#### ENTRIES SUPPLIED:

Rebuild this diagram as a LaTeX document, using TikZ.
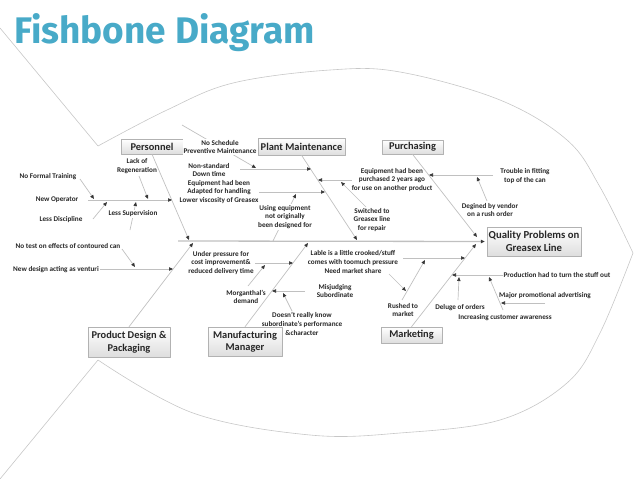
\documentclass[tikz,border=0pt]{standalone}
\usepackage{fontspec}
\setmainfont{Carlito}
\newfontfamily\titlefont{Fira Sans}
\usetikzlibrary{arrows.meta,shadows}

\definecolor{fishblue}{RGB}{72,170,200}
\definecolor{bonegray}{RGB}{192,192,192}
\definecolor{tipgray}{RGB}{55,55,55}

\begin{document}
\begin{tikzpicture}[x=1pt,y=-1pt,line join=round,
 cat/.style={draw=black!30,top color=white,bottom color=black!13,inner sep=0pt,align=center,
  text=black!85,font=\fontsize{10.4}{12.5}\selectfont\bfseries,
  drop shadow={opacity=.18,shadow xshift=1pt,shadow yshift=-1pt}},
 lbl/.style={inner sep=.6pt,align=center,text=black!85,font=\fontsize{7.2}{8.8}\selectfont\bfseries},
 bone/.style={draw=bonegray,line width=.7pt,-{Triangle[length=4pt,width=3.4pt,color=tipgray]}},
 outline/.style={draw=black!22,line width=.6pt}]
\useasboundingbox (0,0) rectangle (638,479);

% title
\node[anchor=base west,inner sep=0pt,text=fishblue,font=\titlefont\bfseries\fontsize{37}{42}\selectfont] (title) at (14,43) {Fishbone Diagram};

% fish outline
\draw[outline] (0,28) -- (98,146);
\draw[outline] plot[smooth,tension=.6] coordinates {(98,146) (167,110) (233,83) (330,70) (400,72) (500,100) (567,140) (600,187) (633,253)};
\draw[outline] plot[smooth,tension=.6] coordinates {(633,253) (600,333) (567,383) (500,420) (400,433) (310,435) (193,413) (98,360)};
\draw[outline] (98,360) -- (0,479);

% head and categories
\node[cat,font=\fontsize{10.7}{12.5}\selectfont\bfseries,minimum width=94pt,minimum height=29pt] (head) at (534,241.5) {Quality Problems on\\Greasex Line};
\node[cat,minimum width=62pt,minimum height=15pt] (pers) at (152,146.5) {Personnel};
\node[cat,minimum width=87pt,minimum height=17pt] (plant) at (301.5,146.5) {Plant Maintenance};
\node[cat,minimum width=61pt,minimum height=14pt] (purch) at (412.5,147) {Purchasing};
\node[cat,minimum width=82pt,minimum height=30pt] (design) at (129,342) {Product Design \&\\Packaging};
\node[cat,minimum width=74pt,minimum height=29pt] (manuf) at (245,341.5) {Manufacturing\\Manager};
\node[cat,minimum width=61pt,minimum height=16pt] (market) at (411.5,335) {Marketing};

% junction points
\foreach \nm/\cx/\cy in {sp0/178/241,jPers/189/240,jPlant/357/240,jPurch/477/237,jDesign/193/243,jManuf/308/243,jMarket/476/244,
 opA/88/200,opB/172/200,trainA/80/179,trainB/94/199,discA/93/219,discB/107/202,regenA/139/176,regenB/148/199,supA/130/230,supB/136/202,
 schedA/182/125,schedB/256/168,downA/240/169,downB/311/169,adaptA/259/192,adaptB/325/192,usingA/273/241,usingB/296/194,
 boughtA/352/180,boughtB/318/180,switchA/366/207,switchB/341/182,fitA/493/175,fitB/429/175,vendorA/487/201,vendorB/477/177,
 ventA/100/269,ventB/173/269,testA/122/249,testB/135/267,
 costA/255/263,costB/293/263,morgA/248/286,morgB/265/265,misA/305/291,misB/272/291,knowA/292/311,knowB/283/293,
 lableA/403/258,lableB/465/258,rushA/402/300,rushB/425/260,shareA/389/274,shareB/406/291,prodA/503/275,prodB/452/275,
 delugeA/458/300,delugeB/459/277,awareA/503/310,awareB/489/277,promoA/545/303,promoB/501/303}
 \coordinate (\nm) at (\cx,\cy);

% spine and main bones
\draw[bone,line width=1.3pt,shorten >=2pt] (sp0) -- (head.west);
\foreach \a/\b in {pers.south/jPers,plant.south/jPlant,purch.south/jPurch,design.north/jDesign,manuf.north/jManuf,market.north/jMarket}
 \draw[bone] (\a) -- (\b);
% small bones
\foreach \s in {op,train,disc,regen,sup,sched,down,adapt,using,bought,switch,fit,vendor,vent,test,cost,morg,mis,know,lable,rush,share,prod,deluge,aware,promo}
 \draw[bone] (\s A) -- (\s B);

% causes
\node[lbl] (train) at (48,177) {No Formal Training};
\node[lbl] (op) at (57,200) {New Operator};
\node[lbl] (disc) at (61,220) {Less Discipline};
\node[lbl] (regen) at (137,166) {Lack of\\Regeneration};
\node[lbl,fill=white] (sup) at (133,214) {Less Supervision};
\node[lbl] (test) at (68,246) {No test on effects of contoured can};
\node[lbl] (vent) at (56,270) {New design acting as venturi};
\node[lbl,fill=white] (sched) at (220,147) {No Schedule\\Preventive Maintenance};
\node[lbl] (down) at (209,170) {Non-standard\\Down time};
\node[lbl] (adapt) at (219,192) {Equipment had been\\Adapted for handling\\Lower viscosity of Greasex};
\node[lbl,fill=white] (using) at (285,217) {Using equipment\\not originally\\been designed for};
\node[lbl] (switch) at (372,220) {Switched to\\Greasex line\\for repair};
\node[lbl] (bought) at (392,180) {Equipment had been\\purchased 2 years ago\\for use on another product};
\node[lbl] (fit) at (525,176) {Trouble in fitting\\top of the can};
\node[lbl] (vendor) at (490,210) {Degined by vendor\\on a rush order};
\node[lbl] (cost) at (221,263) {Under pressure for\\cost improvement\&\\reduced delivery time};
\node[lbl] (morg) at (246,297) {Morganthal's\\demand};
\node[lbl] (mis) at (335,291) {Misjudging\\Subordinate};
\node[lbl] (know) at (302,324) {Doesn't really know\\subordinate's performance\\\&character};
\node[lbl] (lable) at (353,262) {Lable is a little crooked/stuff\\comes with toomuch pressure\\Need market share};
\node[lbl] (rush) at (403,310) {Rushed to\\market};
\node[lbl] (prod) at (557,275) {Production had to turn the stuff out};
\node[lbl] (deluge) at (460,308) {Deluge of orders};
\node[lbl] (promo) at (545,296) {Major promotional advertising};
\node[lbl] (aware) at (505,318) {Increasing customer awareness};
\end{tikzpicture}
\end{document}
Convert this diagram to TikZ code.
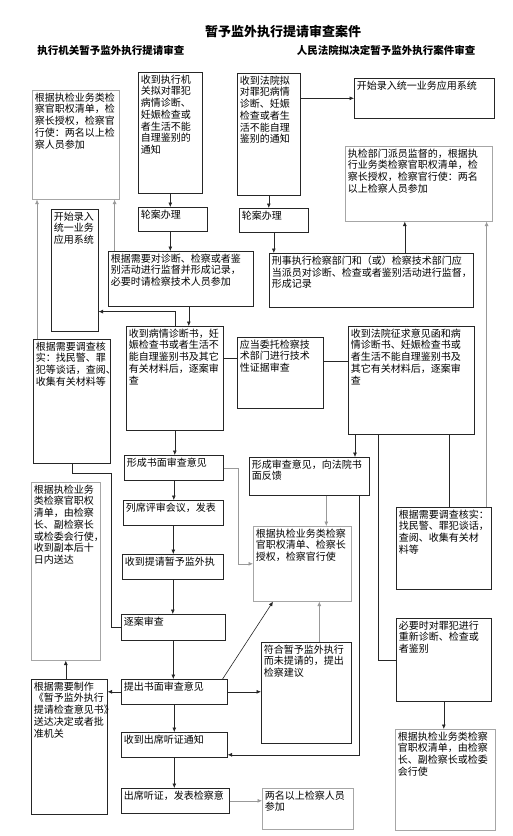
\documentclass[tikz,border=0pt]{standalone}
\usepackage{fontspec}
\setmainfont{Noto Sans CJK SC}
\usetikzlibrary{arrows.meta}
\newcommand{\cajatxt}[3]{\parbox[t][\dimexpr#2pt-5pt\relax][t]{\dimexpr#1pt-5pt\relax}{\raggedright #3}}

\begin{document}
\begin{tikzpicture}[
        x=1pt, y=-1pt,
        caja/.style={draw=black!85, line width=0.6pt, anchor=north west, inner sep=2.5pt, font=\fontsize{10}{11.7}\selectfont},
        cajagris/.style={caja, draw=black!35},
        titulo/.style={font=\bfseries\fontsize{13}{15}\selectfont},
        subtitulo/.style={font=\bfseries\fontsize{10.5}{12}\selectfont},
        flecha/.style={-{Latex[length=4.5pt,width=4pt]}, line width=0.6pt, black!85},
        flechagris/.style={flecha, black!40},
        linea/.style={line width=0.6pt, black!85}
    ]
        \useasboundingbox (0,0) rectangle (512,836);

        \node[titulo] (tit) at (283,32) {暂予监外执行提请审查案件};
        \node[subtitulo] (sub1) at (111,50) {执行机关暂予监外执行提请审查};
        \node[subtitulo] (sub2) at (386,50) {人民法院拟决定暂予监外执行案件审查};

        \node[cajagris] (a1) at (32,90) {\cajatxt{87}{109}{根据执检业务类检\\察官职权清单，检\\察长授权，检察官\\行使：两名以上检\\察人员参加}};
        \node[caja] (b1) at (138,72) {\cajatxt{64}{121}{收到执行机\\关拟对罪犯\\病情诊断、\\妊娠检查或\\者生活不能\\自理鉴别的\\通知}};
        \node[caja] (lun1) at (138,207) {\cajatxt{69}{24}{轮案办理}};
        \node[caja] (lu1) at (51,209) {\cajatxt{47}{122}{开始录入\\统一业务\\应用系统}};
        \node[caja] (jd1) at (108,251) {\cajatxt{145}{55}{根据需要对诊断、检察或者鉴\\别活动进行监督并形成记录，\\必要时请检察技术人员参加}};

        \node[caja] (b2) at (237,73) {\cajatxt{63}{122}{收到法院拟\\对罪犯病情\\诊断、妊娠\\检查或者生\\活不能自理\\鉴别的通知}};
        \node[caja] (lu2) at (354,78) {\cajatxt{140}{40}{开始录入统一业务应用系统}};
        \node[cajagris] (a2) at (345,146) {\cajatxt{147}{75}{执检部门派员监督的，根据执\\行业务类检察官职权清单，检\\察长授权，检察官行使：两名\\以上检察人员参加}};
        \node[caja] (lun2) at (239,208) {\cajatxt{69}{24}{轮案办理}};
        \node[caja] (jd2) at (269,253) {\cajatxt{204}{54}{刑事执行检察部门和（或）检察技术部门应\\当派员对诊断、检查或者鉴别活动进行监督，\\形成记录}};

        \node[caja] (sd1) at (126,326) {\cajatxt{97}{104}{收到病情诊断书，妊\\娠检查书或者生活不\\能自理鉴别书及其它\\有关材料后，逐案审\\查}};
        \node[caja] (wt) at (237,337) {\cajatxt{86}{71}{应当委托检察技\\术部门进行技术\\性证据审查}};
        \node[caja] (sd2) at (348,326) {\cajatxt{126}{108}{收到法院征求意见函和病\\情诊断书、妊娠检查书或\\者生活不能自理鉴别书及\\其它有关材料后，逐案审\\查}};
        \node[caja] (dc1) at (33,339) {\cajatxt{77}{124}{根据需要调查核\\实：找民警、罪\\犯等谈话，查阅、\\收集有关材料等}};

        \node[caja] (ys1) at (124,455) {\cajatxt{99}{25}{形成书面审查意见}};
        \node[caja] (ys2) at (249,457) {\cajatxt{120}{38}{形成审查意见，向法院书\\面反馈}};
        \node[caja] (ps) at (123,500) {\cajatxt{100}{25}{列席评审会议，发表}};
        \node[caja] (tq) at (122,554) {\cajatxt{101}{25}{收到提请暂予监外执}};
        \node[caja] (zs) at (121,614) {\cajatxt{104}{26}{逐案审查}};
        \node[cajagris] (sd3) at (31,482) {\cajatxt{69}{178}{根据执检业务\\类检察官职权\\清单，由检察\\长、副检察长\\或检委会行使，\\收到副本后十\\日内送达}};
        \node[cajagris] (zj) at (253,526) {\cajatxt{98}{75}{根据执检业务类检察\\官职权清单、检察长\\授权，检察官行使}};
        \node[caja] (dc2) at (396,507) {\cajatxt{95}{82}{根据需要调查核实：\\找民警、罪犯谈话，\\查阅、收集有关材\\料等}};
        \node[caja] (bz) at (396,618) {\cajatxt{95}{83}{必要时对罪犯进行\\重新诊断、检查或\\者鉴别}};
        \node[caja] (jy) at (261,642) {\cajatxt{90}{101}{符合暂予监外执行\\而未提请的，提出\\检察建议}};

        \node[caja] (tc) at (121,679) {\cajatxt{106}{25}{提出书面审查意见}};
        \node[caja] (zz) at (31,679) {\cajatxt{76}{135}{根据需要制作\\《暂予监外执行\\提请检查意见书》\\送达决定或者批\\准机关}};
        \node[caja] (cx) at (121,732) {\cajatxt{106}{25}{收到出席听证通知}};
        \node[caja] (ft) at (121,788) {\cajatxt{108}{25}{出席听证，发表检察意}};
        \node[cajagris] (lm) at (262,788) {\cajatxt{91}{41}{两名以上检察人员\\参加}};
        \node[cajagris] (jc) at (395,729) {\cajatxt{100}{101}{根据执检业务类检察\\官职权清单，由检察\\长、副检察长或检委\\会行使}};

        \draw[flecha] (b2.east |- lu2.west) -- (lu2.west);
        \draw[flecha] (b1.south) -- (b1.south |- lun1.north);
        \draw[flecha] (b1.south |- lun1.south) -- (b1.south |- jd1.north);
        \draw[flecha] (b2.south) -- (b2.south |- lun2.north);
        \draw[flecha] (lun2.south) -- (lun2.south |- jd2.north);
        \draw[flecha] ([xshift=-14]a2.south |- jd2.north) -- ([xshift=-14]a2.south);
        \draw[flechagris] ([xshift=-5]dc2.north east) -- ([xshift=-5]dc2.north east |- a2.south);
        \draw[flechagris] ([xshift=-5]a1.south east |- jd1.north) -- ([xshift=-5]a1.south east);
        \draw[flechagris] ([xshift=5]a1.south west |- dc1.north) -- ([xshift=5]a1.south west);
        \draw[flecha] ([xshift=8]jd1.south) -- ([xshift=8]jd1.south |- sd1.north);
        \draw[flecha] (sd1.north) |- ([yshift=-5]jd1.south -| lu1.east);

        \draw[linea] ([yshift=15]wt.west) -- ([yshift=15]wt.west -| sd1.east);
        \draw[linea] ([yshift=12]wt.east) -- ([yshift=12]wt.east -| sd2.west);

        \draw[flecha] (sd1.south) -- (sd1.south |- ys1.north);
        \draw[flecha] (ys1.south) -- (ys1.south |- ps.north);
        \draw[flecha] (ps.south) -- (ps.south |- tq.north);
        \draw[flecha] (tq.south) -- (tq.south |- zs.north);
        \draw[flecha] (zs.south) -- (zs.south |- tc.north);
        \draw[flecha] (tc.south) -- (tc.south |- cx.north);
        \draw[flecha] (cx.south) -- (cx.south |- ft.north);
        \draw[flecha] (tc.west) -- (tc.west -| zz.east);
        \draw[flecha] (tc.east) -- (tc.east -| jy.west);
        \draw[flecha] ([xshift=-5]tc.north east) -- ([xshift=20]zj.south west);
        \draw[flechagris] ([xshift=13]jy.north) -- ([xshift=13]jy.north |- zj.south);
        \draw[flecha] (sd3.south |- zz.north) -- (sd3.south);
        \draw[linea] (dc1.south) -- ([yshift=-10]dc1.south) -| ([xshift=-10]zs.west) -- (zs.west);

        \draw[flechagris] (ys1.east) -- ++(15,0) |- (zj.west);
        \draw[flechagris] ([xshift=17]ys2.south) -- ([xshift=17]ys2.south |- zj.north);
        \draw[flecha] ([xshift=7]sd2.south west) -- ([xshift=7]sd2.south west |- ys2.north);
        \draw[linea] ([xshift=-25]sd2.south east) -- ([xshift=-25]sd2.south east |- dc2.north);
        \draw[linea] ([xshift=30]sd2.south west) |- (bz.west);
        \draw[flecha] (bz.south) -- (bz.south |- jc.north);
        \draw[flecha] ([xshift=-10]ys2.south east) |- ([yshift=-10]cx.east);
        \draw[flechagris] (ft.east) -- (ft.east -| lm.west);
    \end{tikzpicture}
\end{document}
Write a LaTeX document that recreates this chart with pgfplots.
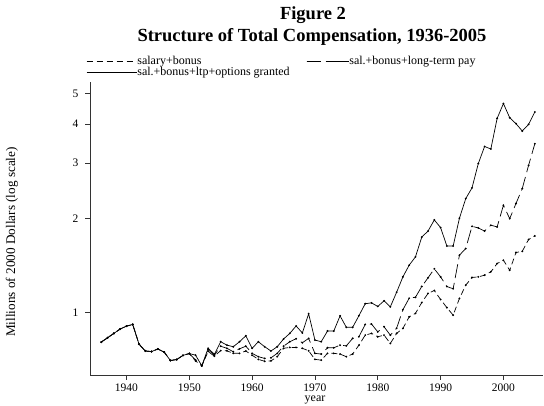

#### YOUR GOAL:
Search the listing for the word "this". Copy every line in which it occurs.

#### EXERCISE RESULT:
Rebuild this diagram as a LaTeX document, using TikZ.
Convert this diagram to TikZ code.
Write a LaTeX document that recreates this chart with pgfplots.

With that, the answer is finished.